»»
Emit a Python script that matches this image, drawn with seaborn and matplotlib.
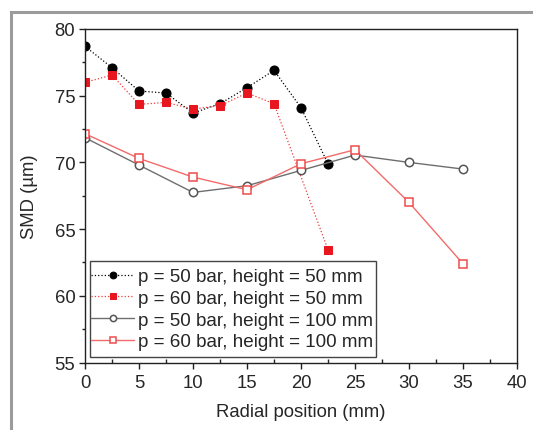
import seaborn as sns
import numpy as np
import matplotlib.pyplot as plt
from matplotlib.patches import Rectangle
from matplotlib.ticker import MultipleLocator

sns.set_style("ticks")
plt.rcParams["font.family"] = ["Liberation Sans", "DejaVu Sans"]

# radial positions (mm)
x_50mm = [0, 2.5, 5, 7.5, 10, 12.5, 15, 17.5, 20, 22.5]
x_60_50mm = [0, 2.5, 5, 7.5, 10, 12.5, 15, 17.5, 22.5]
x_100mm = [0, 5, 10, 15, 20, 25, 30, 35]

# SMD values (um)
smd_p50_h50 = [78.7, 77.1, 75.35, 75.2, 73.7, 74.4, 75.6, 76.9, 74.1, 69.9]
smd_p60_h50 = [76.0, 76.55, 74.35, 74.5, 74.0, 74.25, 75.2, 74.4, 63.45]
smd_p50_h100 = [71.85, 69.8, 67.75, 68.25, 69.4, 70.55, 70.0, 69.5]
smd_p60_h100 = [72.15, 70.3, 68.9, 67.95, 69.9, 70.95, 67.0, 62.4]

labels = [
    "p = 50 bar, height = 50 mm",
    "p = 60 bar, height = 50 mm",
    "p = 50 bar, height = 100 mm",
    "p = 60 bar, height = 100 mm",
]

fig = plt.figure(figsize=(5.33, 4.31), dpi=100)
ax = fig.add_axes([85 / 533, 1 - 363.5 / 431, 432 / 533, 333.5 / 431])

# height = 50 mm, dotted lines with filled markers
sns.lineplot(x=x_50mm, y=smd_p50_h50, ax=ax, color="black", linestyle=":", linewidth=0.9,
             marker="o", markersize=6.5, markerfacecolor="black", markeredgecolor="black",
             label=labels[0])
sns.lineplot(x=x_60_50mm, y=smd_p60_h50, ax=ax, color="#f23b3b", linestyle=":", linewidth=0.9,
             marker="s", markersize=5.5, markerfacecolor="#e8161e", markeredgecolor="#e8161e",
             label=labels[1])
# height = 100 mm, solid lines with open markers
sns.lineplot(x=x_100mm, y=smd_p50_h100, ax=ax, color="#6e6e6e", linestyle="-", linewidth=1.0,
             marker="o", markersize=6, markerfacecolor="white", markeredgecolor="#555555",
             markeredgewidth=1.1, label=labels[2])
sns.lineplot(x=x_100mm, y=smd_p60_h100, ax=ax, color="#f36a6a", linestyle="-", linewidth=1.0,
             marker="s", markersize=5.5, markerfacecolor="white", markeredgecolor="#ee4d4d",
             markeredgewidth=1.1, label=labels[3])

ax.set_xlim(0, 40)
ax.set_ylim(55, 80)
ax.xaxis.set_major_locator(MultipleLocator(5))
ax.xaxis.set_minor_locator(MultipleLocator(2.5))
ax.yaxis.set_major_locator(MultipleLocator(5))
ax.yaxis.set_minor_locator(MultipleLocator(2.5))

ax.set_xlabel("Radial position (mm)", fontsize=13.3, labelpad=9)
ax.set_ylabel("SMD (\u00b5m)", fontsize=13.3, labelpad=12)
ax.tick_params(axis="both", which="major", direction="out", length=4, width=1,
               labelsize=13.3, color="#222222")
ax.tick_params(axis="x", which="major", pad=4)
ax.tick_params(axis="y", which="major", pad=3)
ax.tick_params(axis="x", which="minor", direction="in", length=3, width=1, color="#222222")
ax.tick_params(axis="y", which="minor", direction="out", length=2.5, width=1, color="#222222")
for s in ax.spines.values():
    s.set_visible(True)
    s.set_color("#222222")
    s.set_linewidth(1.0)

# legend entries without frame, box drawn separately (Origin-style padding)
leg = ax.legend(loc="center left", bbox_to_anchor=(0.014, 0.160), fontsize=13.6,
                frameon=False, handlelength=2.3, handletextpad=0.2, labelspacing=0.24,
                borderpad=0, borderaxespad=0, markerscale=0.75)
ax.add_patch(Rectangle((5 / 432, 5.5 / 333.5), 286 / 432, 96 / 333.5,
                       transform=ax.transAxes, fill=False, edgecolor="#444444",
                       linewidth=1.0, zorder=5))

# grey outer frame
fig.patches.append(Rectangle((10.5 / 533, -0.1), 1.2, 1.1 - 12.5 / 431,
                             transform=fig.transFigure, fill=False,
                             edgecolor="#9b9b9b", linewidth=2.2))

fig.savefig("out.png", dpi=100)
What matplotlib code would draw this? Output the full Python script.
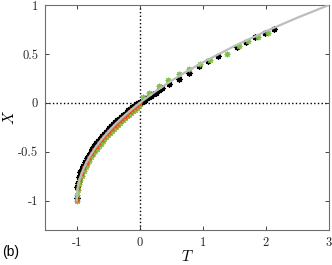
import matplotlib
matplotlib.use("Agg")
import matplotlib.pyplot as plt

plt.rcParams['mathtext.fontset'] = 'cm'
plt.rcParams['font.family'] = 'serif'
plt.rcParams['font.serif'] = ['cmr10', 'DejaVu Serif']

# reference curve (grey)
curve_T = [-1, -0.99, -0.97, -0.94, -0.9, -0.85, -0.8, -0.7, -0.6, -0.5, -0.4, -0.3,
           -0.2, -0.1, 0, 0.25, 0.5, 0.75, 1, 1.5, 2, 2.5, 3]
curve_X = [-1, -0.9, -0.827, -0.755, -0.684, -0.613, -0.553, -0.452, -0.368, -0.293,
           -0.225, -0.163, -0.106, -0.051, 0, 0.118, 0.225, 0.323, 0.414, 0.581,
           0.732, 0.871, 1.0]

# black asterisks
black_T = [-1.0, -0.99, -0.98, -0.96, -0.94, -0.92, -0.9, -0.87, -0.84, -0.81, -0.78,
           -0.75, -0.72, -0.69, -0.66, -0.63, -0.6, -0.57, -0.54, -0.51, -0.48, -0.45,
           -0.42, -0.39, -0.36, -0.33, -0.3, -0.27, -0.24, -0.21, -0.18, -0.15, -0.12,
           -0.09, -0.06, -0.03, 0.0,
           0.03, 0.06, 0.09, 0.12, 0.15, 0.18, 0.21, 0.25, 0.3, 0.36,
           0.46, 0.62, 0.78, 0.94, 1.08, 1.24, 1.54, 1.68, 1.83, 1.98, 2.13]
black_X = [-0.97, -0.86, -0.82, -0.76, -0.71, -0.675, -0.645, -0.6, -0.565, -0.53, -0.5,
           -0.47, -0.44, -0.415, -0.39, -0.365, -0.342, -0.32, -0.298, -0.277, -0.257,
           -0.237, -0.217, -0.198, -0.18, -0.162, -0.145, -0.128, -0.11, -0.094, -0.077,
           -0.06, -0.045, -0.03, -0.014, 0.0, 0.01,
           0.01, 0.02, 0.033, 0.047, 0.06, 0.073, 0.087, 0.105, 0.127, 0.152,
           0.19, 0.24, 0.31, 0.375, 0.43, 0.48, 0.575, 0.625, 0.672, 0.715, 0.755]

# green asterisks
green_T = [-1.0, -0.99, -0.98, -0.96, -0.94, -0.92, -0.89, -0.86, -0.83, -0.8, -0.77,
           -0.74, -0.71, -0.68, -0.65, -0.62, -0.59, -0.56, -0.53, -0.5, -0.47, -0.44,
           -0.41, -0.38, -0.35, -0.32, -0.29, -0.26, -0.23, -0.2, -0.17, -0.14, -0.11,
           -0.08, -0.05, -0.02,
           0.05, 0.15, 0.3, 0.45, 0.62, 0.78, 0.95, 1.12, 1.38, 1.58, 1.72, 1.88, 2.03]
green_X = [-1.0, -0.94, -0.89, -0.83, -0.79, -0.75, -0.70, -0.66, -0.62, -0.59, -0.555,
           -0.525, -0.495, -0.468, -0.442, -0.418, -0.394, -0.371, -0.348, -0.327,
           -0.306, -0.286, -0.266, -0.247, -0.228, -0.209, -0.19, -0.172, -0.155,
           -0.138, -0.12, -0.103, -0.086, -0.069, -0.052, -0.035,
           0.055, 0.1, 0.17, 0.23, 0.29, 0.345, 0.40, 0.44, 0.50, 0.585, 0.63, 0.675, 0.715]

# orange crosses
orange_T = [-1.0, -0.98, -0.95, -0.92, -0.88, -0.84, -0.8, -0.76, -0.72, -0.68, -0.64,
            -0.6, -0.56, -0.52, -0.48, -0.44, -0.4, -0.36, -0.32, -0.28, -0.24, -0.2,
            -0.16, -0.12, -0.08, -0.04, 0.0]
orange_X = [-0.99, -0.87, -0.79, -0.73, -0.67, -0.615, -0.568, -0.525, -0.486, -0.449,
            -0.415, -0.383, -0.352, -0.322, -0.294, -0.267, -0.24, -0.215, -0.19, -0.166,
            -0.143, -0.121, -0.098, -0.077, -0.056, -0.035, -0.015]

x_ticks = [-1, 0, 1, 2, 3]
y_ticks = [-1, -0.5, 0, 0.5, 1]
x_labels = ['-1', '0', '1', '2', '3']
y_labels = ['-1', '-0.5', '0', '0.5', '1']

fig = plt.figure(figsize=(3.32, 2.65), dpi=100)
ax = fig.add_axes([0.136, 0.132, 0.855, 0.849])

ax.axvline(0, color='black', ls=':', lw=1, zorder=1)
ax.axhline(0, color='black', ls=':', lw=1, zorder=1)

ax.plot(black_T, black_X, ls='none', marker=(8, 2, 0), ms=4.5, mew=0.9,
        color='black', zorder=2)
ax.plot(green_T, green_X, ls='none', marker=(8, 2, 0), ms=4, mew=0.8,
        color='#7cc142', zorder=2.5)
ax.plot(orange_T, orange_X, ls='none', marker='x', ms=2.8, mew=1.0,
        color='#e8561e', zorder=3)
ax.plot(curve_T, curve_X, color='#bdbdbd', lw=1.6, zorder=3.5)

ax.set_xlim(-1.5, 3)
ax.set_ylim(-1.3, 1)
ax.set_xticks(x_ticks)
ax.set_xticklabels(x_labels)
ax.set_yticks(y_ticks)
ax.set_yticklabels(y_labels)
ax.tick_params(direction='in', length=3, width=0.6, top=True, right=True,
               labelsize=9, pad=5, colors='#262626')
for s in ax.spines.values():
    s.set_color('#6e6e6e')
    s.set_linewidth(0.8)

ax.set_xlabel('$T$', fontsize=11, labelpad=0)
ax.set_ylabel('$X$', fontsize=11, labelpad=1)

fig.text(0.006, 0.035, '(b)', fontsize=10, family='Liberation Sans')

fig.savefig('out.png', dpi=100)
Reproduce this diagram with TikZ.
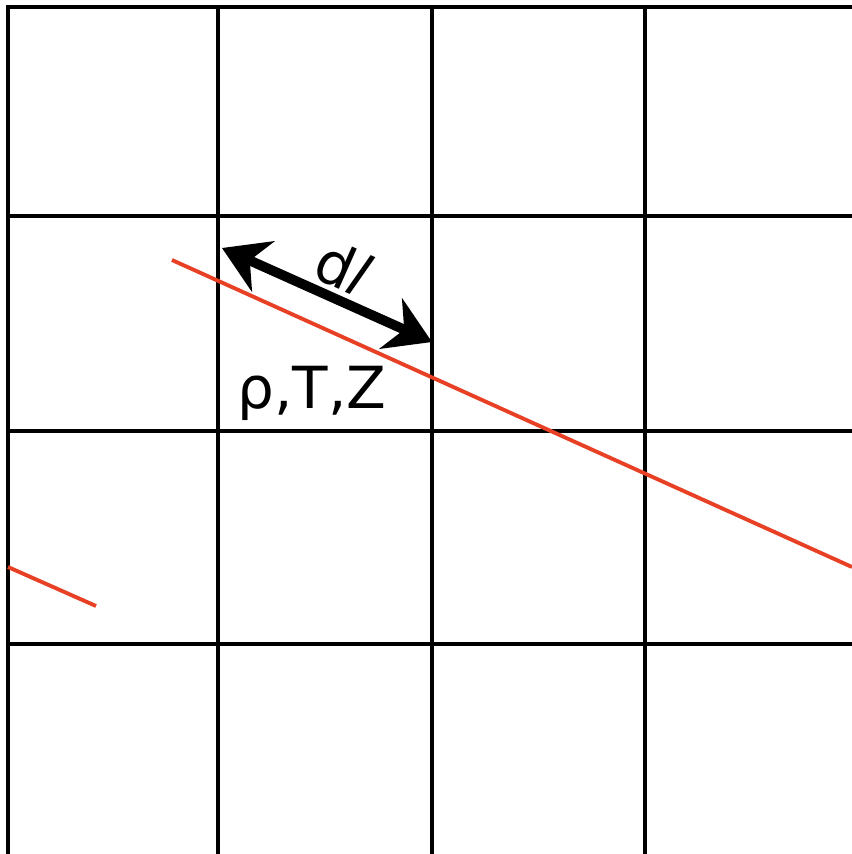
««
• [TASK DESCRIPTION]:
Display every line of the listing that contains the string "drawn".

• [SOLUTION]:
Emit a Python script that matches this image, drawn with seaborn and matplotlib.
# legend entries without frame, box drawn separately (Origin-style padding)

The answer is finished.